The expert classification of thousands of twilight events showed that the most telling evidence guiding the expert's decision was based on the shapes of light curves in close proximity to each twilight event. Therefore, we first selected as relevant features for our ML algorithms the eight light measurements of each geolocator either following each sunrise or preceding each sunset. For the large majority of twilight events, it was sufficient for the expert to inspect these eight values in order to discriminate between reliable (natural) and unreliable (shadowed) data. Regular monotonic increases (dawn) or decreases (dusk) of light intensity after dawn or before dusk are a necessary, but not sufficient, condition for recognizing natural twilights. Indeed, some dusks and dawns had to be more closely evaluated by the expert, who contrasted the twilight times with those recorded in nearby days (figure 2). As additional input variables for our classifier, we therefore added the timing of all twilight events occurring in a 9-day window centred on the focal event (i.e. day i ± 4 days). To further improve the ability of the algorithm to capture the procedure used by the expert in the classification process, we added the following four additional input variables that qualify different properties of the twilight hours in surrounding days:

  • (1)

    the time difference between the twilight timing of the focal day i and the average twilight timings of top 50% of earliest sunrises/latest sunsets in a moving window of 9 days centred on the focal day (i.e. day i ± 4 days). The aim of this variable was to identify the twilight events that occurred at very different times from neighbours (generally late sunrises and early sunsets, figure 2);

  • (2)

    same as (1), but with the average twilight timing computed over a mobile window of 19 days (i.e. day i ± 9 days) to identify outliers on a wider time span;

  • (3)

    the standard deviation of night duration on a mobile window of 9 days (i.e. day i ± 4 days). This variable was created to easily identify the twilight events of the periods in which a bird was at its breeding colony, because patterns of sunrise and sunset times were very variable in that period (see again figure 2) due to the shadowing caused by the buildings where the barn swallows rest during the night. The expert classification discarded many of these twilight events;

  • (4)

    the residual of a linear regression of twilight timings (either sunrises or sunsets) on date in a mobile window of 9 days (i.e. day i ± 4 days). This variable was built to identify outliers during the migration periods, when the sunrise and sunset times change considerably, but regularly, from one day to another (see again figure 2).

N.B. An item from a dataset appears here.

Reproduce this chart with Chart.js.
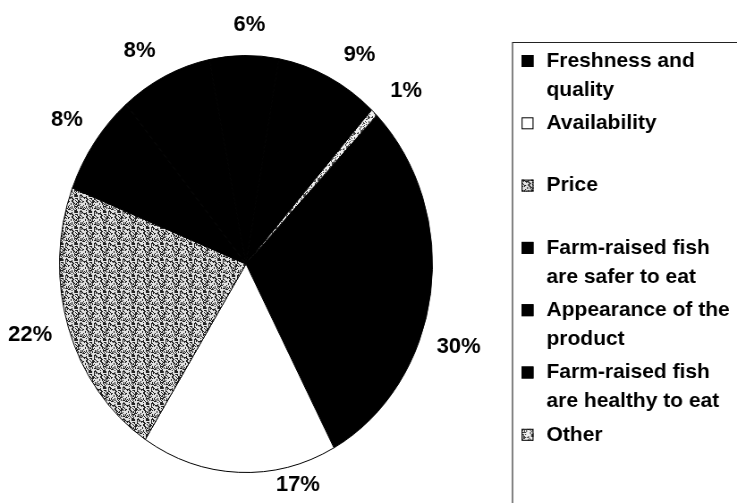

2.3. Machine learning classifiers

Using ML terminology, our task is a supervised binary classification learning problem, where the set of twilights must be partitioned into two groups based on characteristics of the features of each element. The algorithms used to train classifiers require a dataset where each sample is qualified by its features and is already categorized. Starting from these data, supervised learning techniques can be used to train a model predicting which group each twilight belongs to.

First, we implemented a simple linear classifier, LR, which splits the high-dimensional feature space with a hyperplane and classifies each sample based on its position relative to a linear decision boundary [28]. This simple classifier was used as benchmark for a fair comparison with the other more articulated models.

Next, we introduced two advanced nonlinear ML models which efficiently deal with problems where classes are not linearly separable: an RF [29] and a DNN [30].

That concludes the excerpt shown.